Sullivan's brother licensed Felix
to the Van Beuren Studios in 1936 with the intention
of producing Felix shorts both in color and with sound.
The studio did away with Felix's established personality
and made him just another funny animal character of
the type popular in the day. The new shorts were unsuccessful,
and after only three outings Van Beuren's distributor
dropped him.
Felix on television
In
1953, Felix's earlier shorts entered syndication on
television, now with musical soundtracks. Messmer
retired from drawing the Felix comic strip in 1954
and his assistant Joe Oriolo (creator of Casper the
Friendly Ghost) took over. Oriolo struck a deal with
Felix's new owner, Pat Sullivan's nephew, to begin
a new series of Felix cartoons on television. Oriolo
went on to star Felix in 260 television cartoons distributed
by Trans-Lux starting in 1958. Like the Van Buren
studio before, Oriolo gave Felix a more domesticated
and pedestrian personality geared more toward children
and introduced now-familiar elements such as Felix's
Magic Bag of Tricks, a satchel that could assume the
shape and characteristics of anything Felix wanted.
The program is also remembered for its distinctive
theme song (http://felixthecat.com/multimedia/mp3s/Felix%20the%20Cat%20theme(old).mp3)

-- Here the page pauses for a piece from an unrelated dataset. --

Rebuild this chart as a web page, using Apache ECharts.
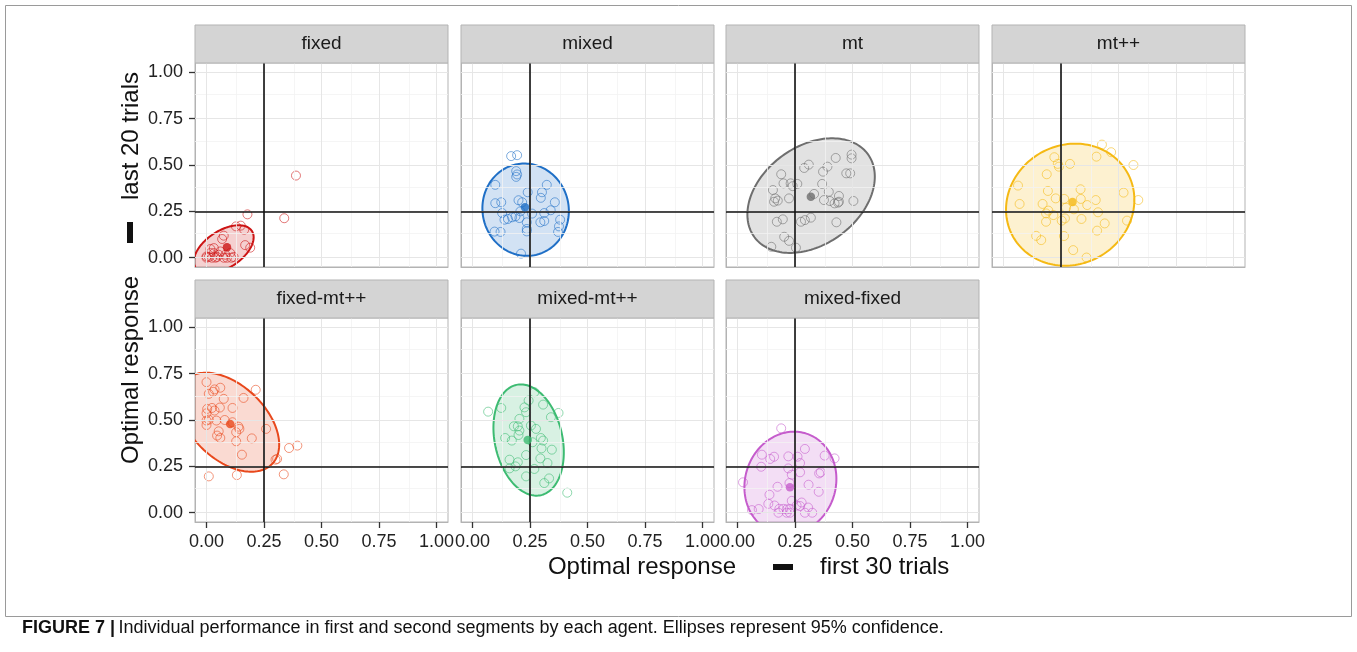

written by Winston Sharples:
Felix the Cat,
The wonderful, wonderful cat!
Whenever he gets in a fix
He reaches into his bag of tricks!
The
show did away with Felix's previous supporting cast
and introduced many new characters. These include
the sinister, mustachioed Professor; his intelligent
but bookish nephew Poindexter (with an IQ of 222);
the Professor's bulldog-faced, bumbling sidekick Rock
Bottom; an evil, cylindrical robot and "King
of the Moon" named The Master Cylinder; and a
small, unassuming and friendly Eskimo named Vavoom,
whose only vocalization was a literally earth-shattering
shout of his own name. These characters were performed
by voice actor Jack Mercer.
Oriolo's plots revolved around the
unsuccessful attempts of the antagonists to steal
Felix's Magic Bag, though in an unusual twist, these
antagonists were occasionally depicted as Felix's
friends as well. The cartoons (and those of Oriolo's
son, Don) proved popular but critics have dismissed
them as paling in comparison to the earlier works
by Messmer, especially since Oriolo aimed the cartoons
at children. Limited animation (required due to budgetary
restraints) and simplistic storylines did nothing
to diminish the series' popularity. Don Oriolo continues
to market Felix today in projects such as Felix the
Cat: The Movie (1991), and the television series Twisted
Tales of Felix the Cat (1995–1997) and Baby
Felix (2000).
References
John Canemaker, Felix, The Twisted Tale of the World's
Most Famous Cat, 1991, Pantheon, New York, ISBN 0-679-40127-X.
John Cawley, Jim Korkis, The Encyclopedia of Cartoon
Superstars, 1990, Pioneer Books.
Jeff Lenburg, The Encyclopedia of Animated Cartoons
(2nd ed.), 1999, Facts on File.
Charles Solomon, The History of Animation: Enchanted
Drawings, 1994, Outlet Books Company.